AIM:
Without the pictures, output the lines of the material from the very first through the one that holds "plt.rcParams['font.family'] = ['DejaVu Sans']".

COLLECTED DATA:
■ ■ ■ ■
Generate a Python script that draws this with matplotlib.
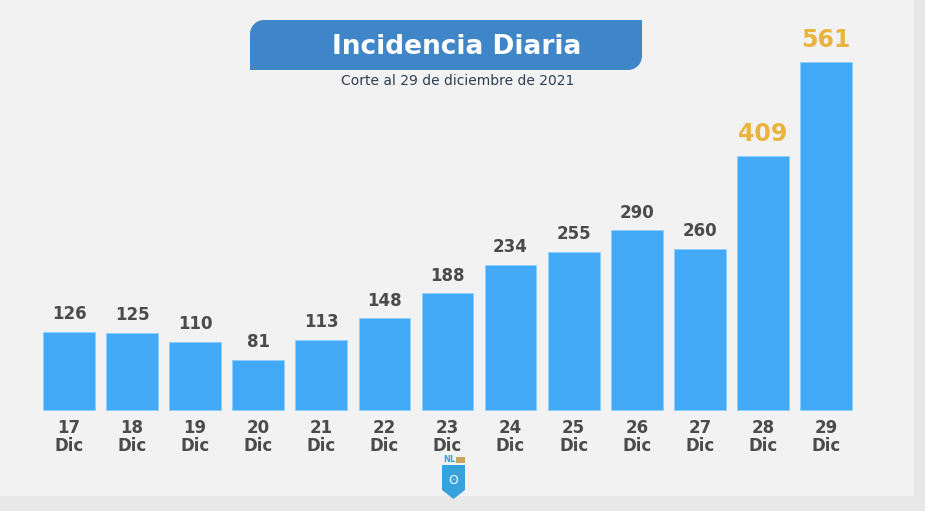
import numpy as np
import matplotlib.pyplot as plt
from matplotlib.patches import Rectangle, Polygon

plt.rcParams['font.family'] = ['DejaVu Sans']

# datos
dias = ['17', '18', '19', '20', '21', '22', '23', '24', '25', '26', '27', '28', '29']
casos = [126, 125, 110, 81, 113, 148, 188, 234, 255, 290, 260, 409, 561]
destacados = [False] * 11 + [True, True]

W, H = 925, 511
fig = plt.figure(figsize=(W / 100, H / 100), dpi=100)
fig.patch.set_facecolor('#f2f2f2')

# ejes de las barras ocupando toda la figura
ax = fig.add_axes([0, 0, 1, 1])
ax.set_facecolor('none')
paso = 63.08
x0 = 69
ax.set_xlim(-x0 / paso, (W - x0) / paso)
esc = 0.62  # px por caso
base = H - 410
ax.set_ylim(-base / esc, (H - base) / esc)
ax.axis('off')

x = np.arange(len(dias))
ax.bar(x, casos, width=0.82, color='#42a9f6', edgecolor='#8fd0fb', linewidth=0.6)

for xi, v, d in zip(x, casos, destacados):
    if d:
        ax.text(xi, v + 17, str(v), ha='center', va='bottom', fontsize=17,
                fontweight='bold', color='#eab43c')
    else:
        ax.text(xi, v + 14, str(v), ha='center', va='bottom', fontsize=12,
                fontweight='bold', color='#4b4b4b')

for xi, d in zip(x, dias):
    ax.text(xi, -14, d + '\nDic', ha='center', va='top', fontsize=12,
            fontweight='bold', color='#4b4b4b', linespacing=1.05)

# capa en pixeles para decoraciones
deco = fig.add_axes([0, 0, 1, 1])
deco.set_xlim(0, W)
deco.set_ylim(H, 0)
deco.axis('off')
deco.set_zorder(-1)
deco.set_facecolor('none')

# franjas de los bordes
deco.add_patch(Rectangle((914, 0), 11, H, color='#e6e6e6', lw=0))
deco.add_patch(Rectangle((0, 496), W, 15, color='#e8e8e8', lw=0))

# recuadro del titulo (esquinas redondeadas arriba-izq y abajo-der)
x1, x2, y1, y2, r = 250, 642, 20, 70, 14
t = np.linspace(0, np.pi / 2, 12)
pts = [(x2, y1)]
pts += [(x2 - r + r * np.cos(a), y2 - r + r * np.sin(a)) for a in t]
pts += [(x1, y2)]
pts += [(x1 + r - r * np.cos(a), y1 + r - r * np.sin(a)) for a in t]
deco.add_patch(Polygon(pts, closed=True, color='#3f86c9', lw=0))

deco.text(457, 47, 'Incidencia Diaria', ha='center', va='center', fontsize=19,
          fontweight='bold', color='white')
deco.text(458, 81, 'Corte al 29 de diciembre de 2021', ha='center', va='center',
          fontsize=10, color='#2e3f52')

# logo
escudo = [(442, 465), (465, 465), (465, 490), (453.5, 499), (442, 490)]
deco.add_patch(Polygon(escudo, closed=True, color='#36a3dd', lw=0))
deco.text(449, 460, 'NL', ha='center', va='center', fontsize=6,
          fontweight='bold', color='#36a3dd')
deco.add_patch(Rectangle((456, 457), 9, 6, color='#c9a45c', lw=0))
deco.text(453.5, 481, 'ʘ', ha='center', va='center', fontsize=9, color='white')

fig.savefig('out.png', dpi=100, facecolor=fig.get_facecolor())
■ ■ ■ ■
CORRECT ANSWER:
Generate a Python script that draws this with matplotlib.
import numpy as np
import matplotlib.pyplot as plt
from matplotlib.patches import Rectangle, Polygon

plt.rcParams['font.family'] = ['DejaVu Sans']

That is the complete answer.